What do you get when you have a society full of superannuated
adolescents? An adolescent culture, of course, addicted to
instant gratification (see the debt crisis), lack of respect for
traditional virtues and moderation, a preference for ignoring
difficult problems in favour of trivial distractions, and for
euphemisms instead of unpleasant reality. Such a society spends so
much time looking inward that it forgets who it is or where it has
come from, and becomes as easily manipulated as an adolescent at the
hands of a quick-talking confidence man. And there are, as always, no
shortage of such predators ready to exploit it.
This situation, the author argues, crossing the line from cultural
criticism into red meat territory, becomes an existential threat
when faced with what she calls “The Real Culture War”:
the challenge to the West from Islam (not “Islamists”,
“Islamofascists”, “Islamic terrorists”,
“militant fundamentalists” or the like, but
Islam—the religion, in which she contends the institutions
of violent jihad and
dhimmitude
for subjected populations which
do not convert have been established from its early days).

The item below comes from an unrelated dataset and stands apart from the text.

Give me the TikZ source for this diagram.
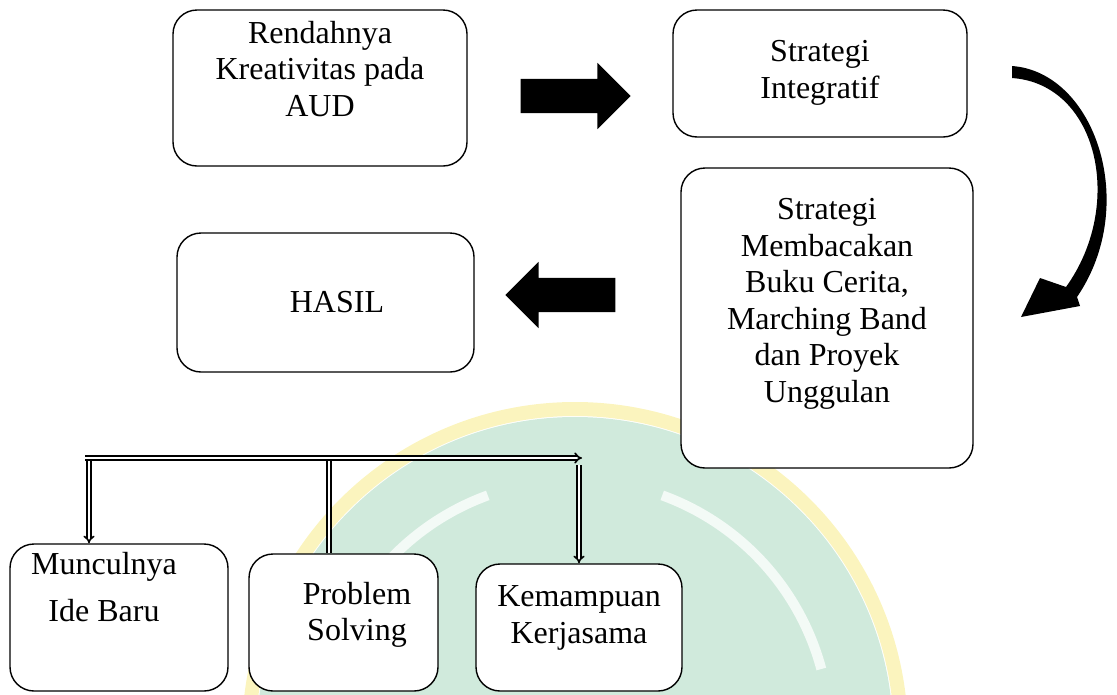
\documentclass[tikz,border=0pt]{standalone}
\usepackage{fontspec}
\setmainfont{Liberation Serif}
\usetikzlibrary{arrows.meta,shapes.arrows,positioning,calc,backgrounds}
\definecolor{LogoGreen}{HTML}{D0EADC}
\definecolor{LogoYellow}{HTML}{FBF4BE}

\begin{document}
\begin{tikzpicture}[x=1pt, y=-1pt,
    box/.style={draw, line width=1.4pt, rounded corners=24pt, fill=white, inner sep=0pt},
    txt/.style={align=center, font=\fontsize{32}{36.5}\selectfont, inner sep=0pt},
    block/.style={single arrow, fill=black, inner sep=17pt, single arrow head extend=16pt,
                  single arrow tip angle=90, minimum height=110pt},
    pipe/.style={double, double distance=2pt, line width=1.6pt},
  ]
    \useasboundingbox (0,0) rectangle (1117,694);

    % boxes
    \node[box, minimum width=294pt, minimum height=156pt] (rendah) at (320,88)    {};
    \node[box, minimum width=294pt, minimum height=127pt] (integ)  at (820,73.5)  {};
    \node[box, minimum width=292pt, minimum height=300pt] (strat)  at (827,318)   {};
    \node[box, minimum width=297pt, minimum height=139pt] (hasil)  at (325.5,302.5) {};
    \node[box, minimum width=218pt, minimum height=147pt] (muncul) at (119,617.5) {};
    \node[box, minimum width=189pt, minimum height=137pt] (problem) at (343.5,622.5) {};
    \node[box, minimum width=206pt, minimum height=127pt] (kerja)  at (579,627.5) {};

    % texts
    \node[txt] (rendah-t) at (320,69)  {Rendahnya\\Kreativitas pada\\AUD};
    \node[txt] (integ-t)  at (820,73)  {Strategi\\Integratif};
    \node[txt] (strat-t)  at (827,304) {Strategi\\Membacakan\\Buku Cerita,\\Marching Band\\dan Proyek\\Unggulan};
    \node[txt] (hasil-t)  at (337,302) {HASIL};
    \node[txt] (muncul-t) at (104,587) {Munculnya\\[11pt]Ide Baru};
    \node[txt] (problem-t) at (357,615) {Problem\\Solving};
    \node[txt] (kerja-t)  at (579,618) {Kemampuan\\Kerjasama};

    % block arrows
    \node[block] (arr1) at (567,96) {};
    \node[block, shape border rotate=180] (arr2) at (569,295) {};

    % curved arrow
    \fill (1012,66) .. controls (1095,72) and (1140,205) .. (1077,297)
          -- (1080,306) -- (1021,317) -- (1040,278) -- (1066,287)
          .. controls (1125,205) and (1098,84) .. (1012,78) -- cycle;

    % branches
    \coordinate (j1) at (89,458);
    \coordinate (j2) at (329,455);
    \coordinate (j3) at (579,465);
    \coordinate (hl) at (85,458);
    \coordinate (hr) at (582,458);
    \draw[pipe, -{Implies}] (j1) -- (j1 |- muncul.north);
    \draw[pipe] (j2) -- (j2 |- problem.north);
    \draw[pipe, -{Implies}] (j3) -- (j3 |- kerja.north);
    \draw[pipe, -{Implies}] (hl) -- (hr);

    % watermark
    \begin{scope}[on background layer]
      \clip (0,0) rectangle (1117,694);
      \fill[LogoGreen] (575,735) circle[radius=318pt];
      \draw[LogoYellow, line width=14pt] (575,735) circle[radius=326pt];
      \draw[white!75!LogoGreen, line width=10pt] (575,735) ++(165:255pt) arc[start angle=165, end angle=110, radius=255pt];
      \draw[white!75!LogoGreen, line width=10pt] (575,735) ++(70:255pt) arc[start angle=70, end angle=15, radius=255pt];
    \end{scope}
  \end{tikzpicture}
\end{document}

Islam, she says. is a culture which, whatever its
shortcomings, does know what it is, exhorts its
adherents to propagate it, and has no difficulty proclaiming its
superiority over all others or working toward a goal of global
domination. Now this isn't of course, the first time the West
has faced such a threat: in just the last century the equally
aggressive and murderous ideologies of fascism and communism were
defeated, but they were defeated by an adult society,
not a bunch of multicultural indoctrinated, reflexively cringing,
ignorant or disdainful of their own culture, clueless about
history, parents and grandparents whose own process of maturation
stopped somewhere in their teens.
This is a polemic, and sometimes reads like a newspaper op-ed
piece which has to punch its message through in limited space
as opposed to the more measured development of an argument
appropriate to the long form. I also think the author really
misses a crucial connection in not citing the work of Epstein and
others on the damage wrought by the concept of adolescence
itself—when you segregate young adults by age and cut them
off from the contact with adults which traditionally taught them
what adulthood meant and how and why they should aspire to
it, is it any surprise that you end up with a culture filled
with people who have never figured out how to behave as adults?